The tramway remained shut today, by order of Mayor Michael R. Bloomberg, who said at the scene late Tuesday night that it would not run until a thorough evaluation had been conducted.
Rescuers began their first midair rescue efforts around 11 p.m. after initial attempts to start the generator and backup generator failed. The rescuers shimmied a large orange wire gondola up towards the Roosevelt Island-bound tram, which was suspended over the East River with 47 passengers.
Passengers, including several children and an elderly woman with a walker, were pulled from a side window and loaded into the gondola, which had a capacity of about a dozen people. The passengers were all rescued by 3:30 a.m. through five midair rescues that took about 45 minutes each.

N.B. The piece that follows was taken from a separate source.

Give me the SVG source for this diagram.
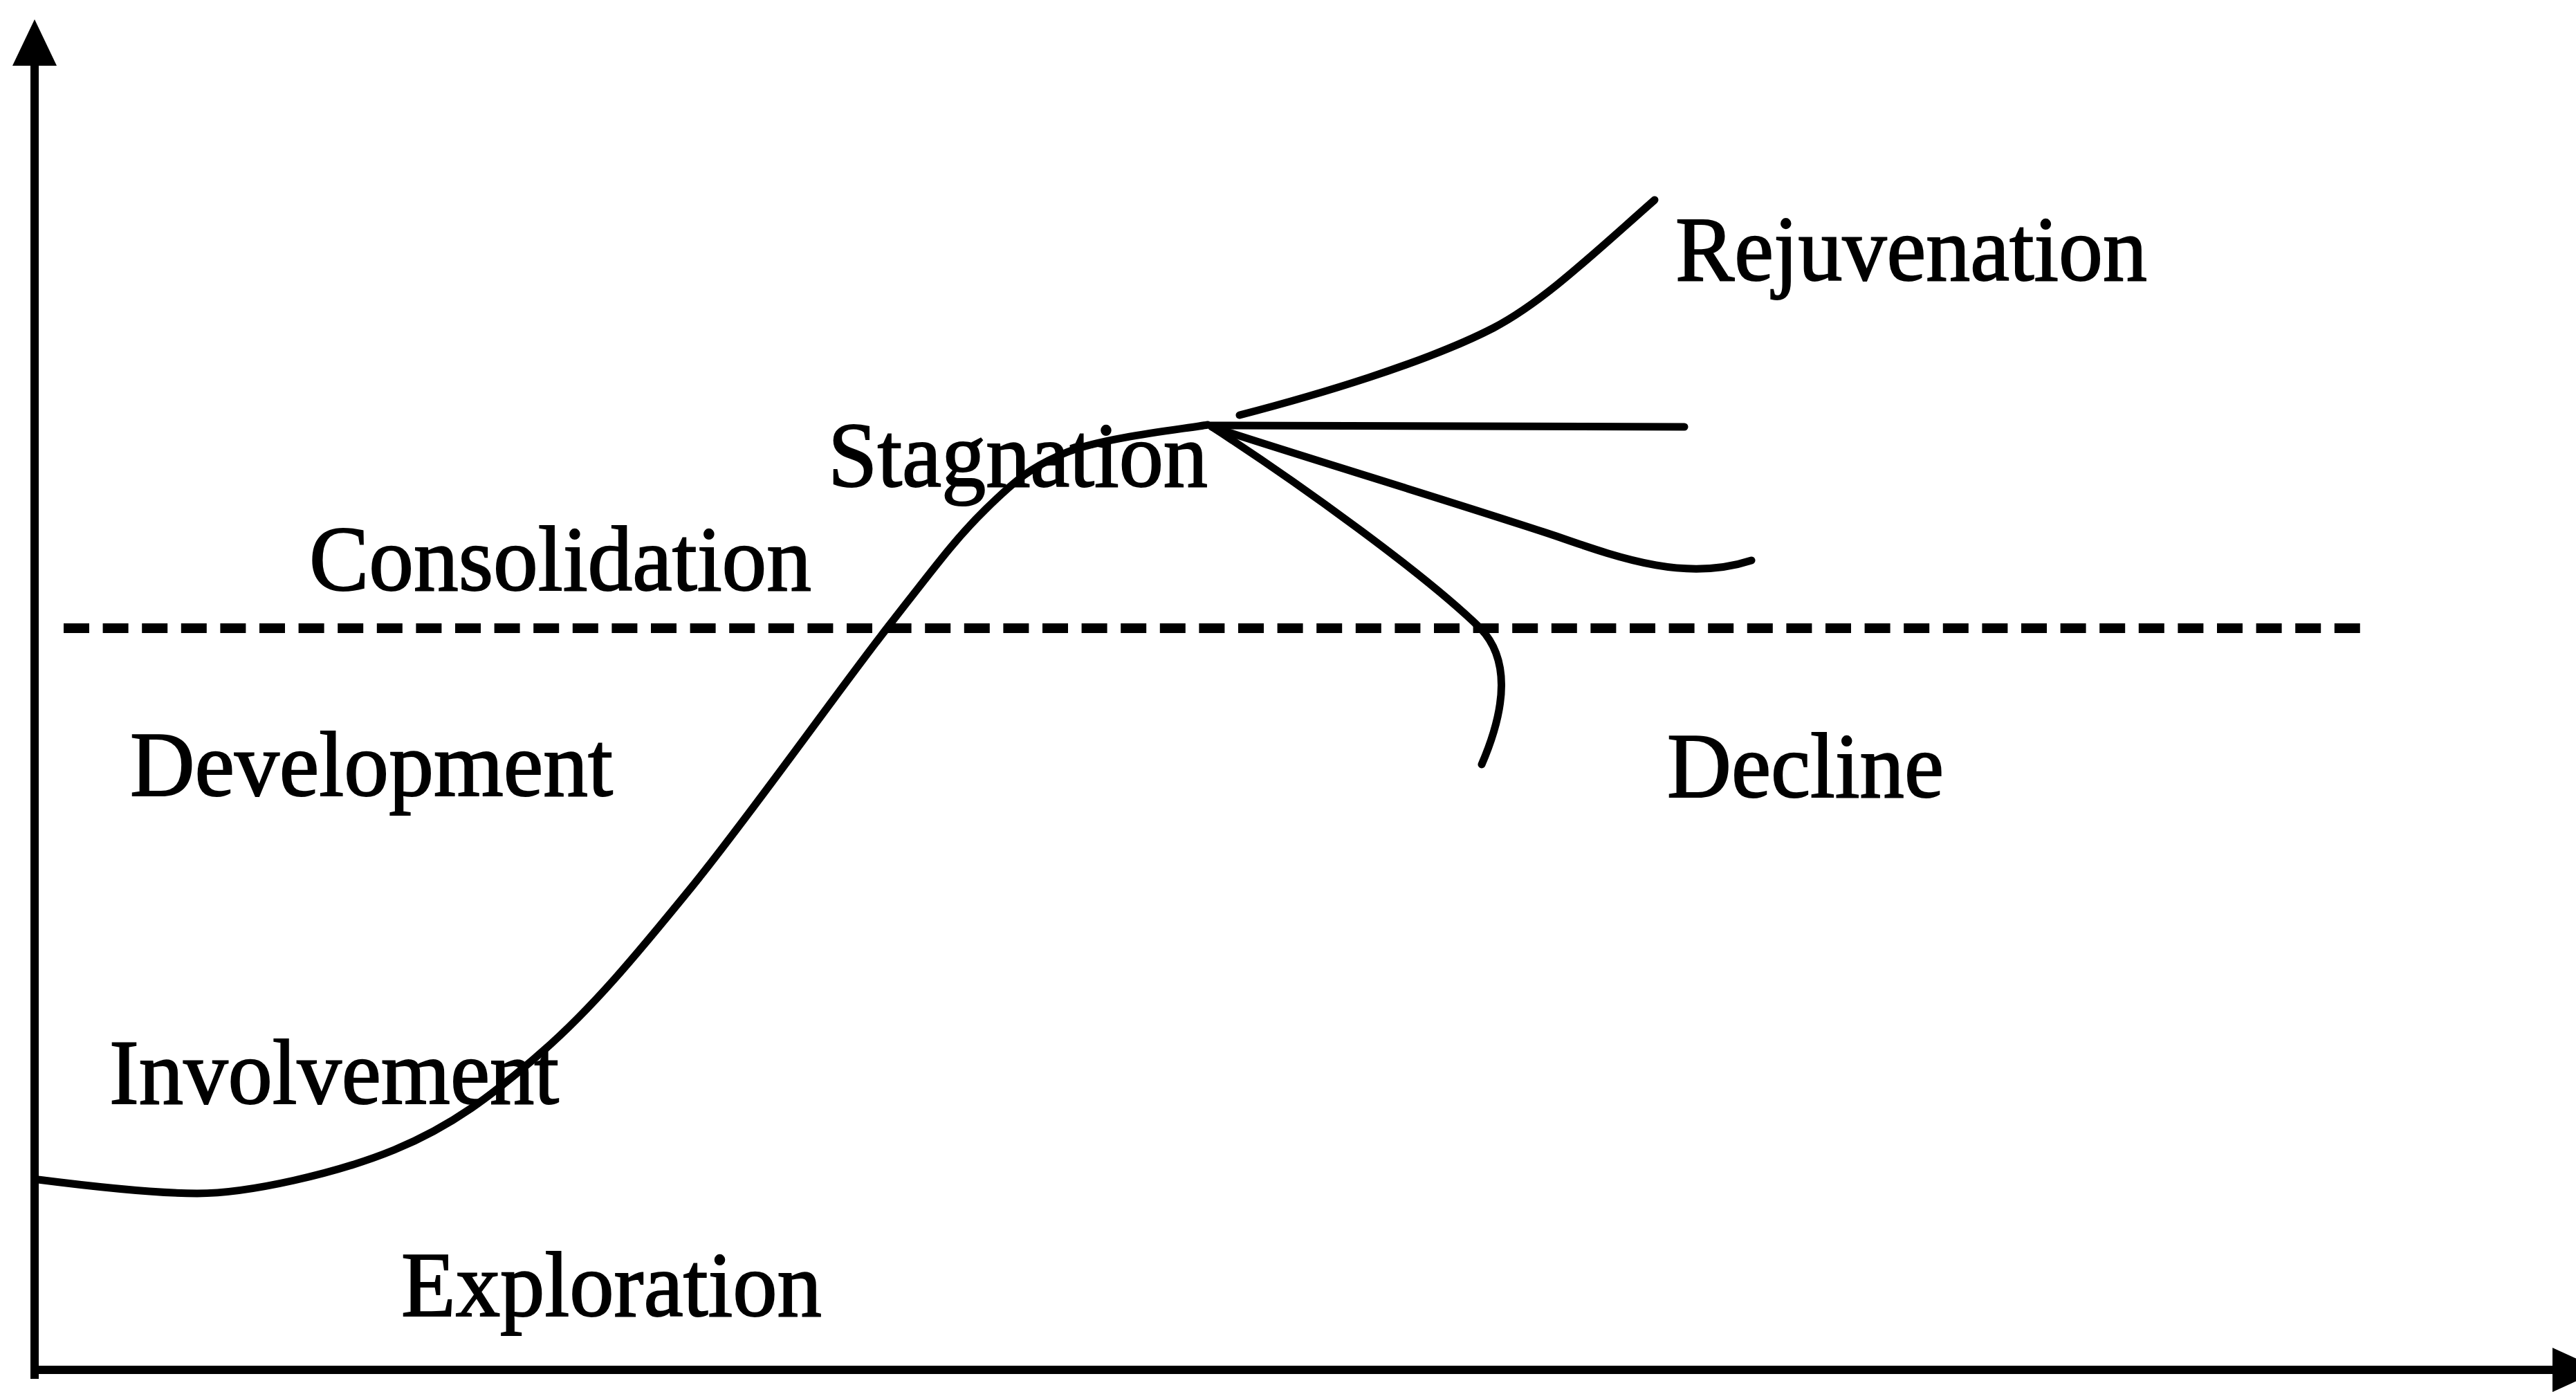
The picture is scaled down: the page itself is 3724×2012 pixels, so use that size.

"I felt like I was a movie stuntman a little bit," said Dax Maier, 12, after he was rescued in the second group. "I just told myself, 'Don't look down.' " Dax was heading over to Roosevelt Island for tennis lessons with his baby sitter, Naida Mattis.
Rescuers used an industrial crane to unload the other, Manhattan-bound car, which was suspended 150 feet in the air over First Avenue with 21 passengers, including two infants aged 13 months and 14 months. The two trips needed to empty the car were finished by 4:30 a.m.
Cheers accompanied each successful rescue effort. Children from the first group, which had eight children and five adults, exchanged high-fives with Mayor Bloomberg after touching ground at the Roosevelt Island terminal about 11:30 p.m. Passengers were greeted with juice, cookies and, for several Hasidic Jews in the first group, matzo. In addition the city had set up stretchers and ambulances, in case they needed medical attention.
Passengers described putting on harnesses and swinging across a two-and-a-half-foot gap between the tram and the gondola, which had crawled up along the length of the 3,100-foot stretch of cable with self-generated diesel power.